New Pope Risked Death by Deserting
in WWII
By DAVID McHUGH, Associated Press Writer
Tuesday, April 19, 2005
(04-19)
12:34 PDT BERLIN, Germany (AP) --
In May
1945, thousands of German prisoners of war trudged down the highway toward
the Bavarian town of Bad Aibling. Among them — tired but grateful to be
alive — was 18-year-old Joseph Ratzinger, who days before had risked death
by deserting the German army.
"In three
days of marching, we hiked down the empty highway, in a column that
gradually became endless," the new pope recalled years later in his memoirs.
"The
American soldiers photographed us, the young ones, most of all, in order to
take home souvenirs of the defeated army and its desolate personnel."
Like his
predecessor, John Paul II, Ratzinger was marked by the terror-filled years
of World War II. Karol Wojtyla was forced to work in a quarry and narrowly
escaped arrest in a mass roundup of young men by the Germans in Krakow;
Ratzinger's experiences were also harrowing.
In
particular, his decision to leave his army unit just after he turned
military age could have cost Ratzinger his life.
At the
time, he knew that the dreaded SS units would shoot a deserter on the spot —
or hang him from a lamppost as a warning to others. He recalled his terror
when he was stopped by other soldiers.
"Thank God
they were ones who had had enough of war and did not want to become
murderers," he wrote in his book, "Aus meinem Leben," published in English
as "Milestones: Memoirs 1927-1977."
"They had
to find a reason to let me go. I had my arm in a sling because of an
injury."
"Comrade,
you are wounded," they told him. "Go on."
Soon he was
home with his father, Josef, and his mother, Maria.
For years,
he and his family had watched the Nazis strengthen their grip on Germany.
His father, a policeman and a convinced anti-Nazi, moved the family at least
once after clashing with local followers of the party. A local teacher, he
remembered, became an ardent follower of the new movement, and tried to
institute a pagan May pole ritual as more fitting of Germanic ways than the
traditional, conservative Catholicism.
In 1941,
Ratzinger, 14, and his brother, Georg were enrolled in the Hitler Youth when
it became mandatory for all boys. Soon after, he writes in his book, "The
Salt of the Earth," he was let out because of his intention to study for the
priesthood.
In 1943,
like many teenage boys, he was drafted as a helper for an anti-aircraft
brigade, which defended a BMW plant outside Munich. Later, he dug anti-tank
trenches. When he turned 18, on April 16, 1945, he was put through basic
training, alongside men in their 30s and 40s, drafted as the Third Reich
went through its death agony. He was stationed near his hometown — he
doesn't say where — but did not see combat with the approaching U.S. troops.
After he
returned home, the Americans finally arrived — and set up their headquarters
in his parents 18th century farmhouse on the outskirts of the town.
They
identified him as a German soldier, made him put on his uniform, put up his
hands, and marched him off to join other prisoners kept in a nearby meadow.

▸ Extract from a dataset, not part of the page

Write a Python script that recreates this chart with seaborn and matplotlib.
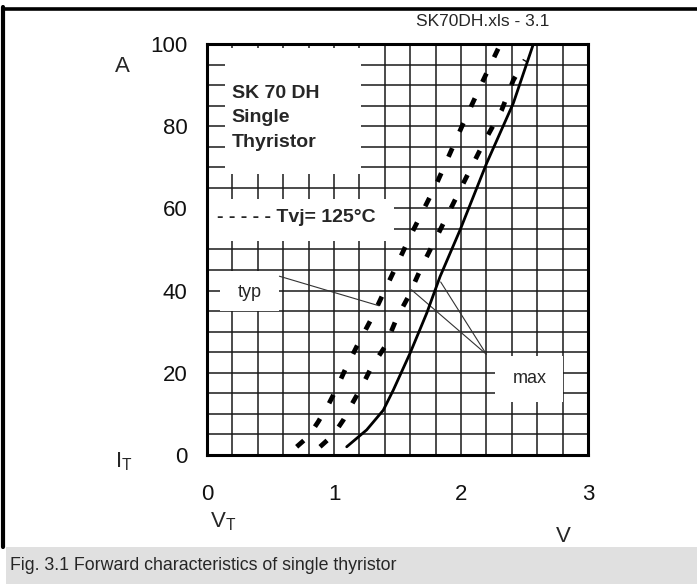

Taken to a camp near Ulm, he wound up living outside for several weeks,
surrounded by barbed wire.
He was
finally released June 19 and hitched a ride on a milk truck back to
Traunstein.
His family
was happy to see him.
"Of course,
for full joy, something was missing. Since the beginning of April, there had
been no word from Georg," he remembered. "So there was a quiet worry in our
house."
Suddenly,
in the middle of July, in walked Georg, tanned and unharmed. He sat at the
piano and banged out the hymn, "Grosser Gott, wir Loben Dich,""Mighty God,
we Praise You" as his family rejoiced.
The war was
truly over.
"The
following months of regained freedom, which we now had learned to value so
much, belong to the happiest months of my life," he wrote.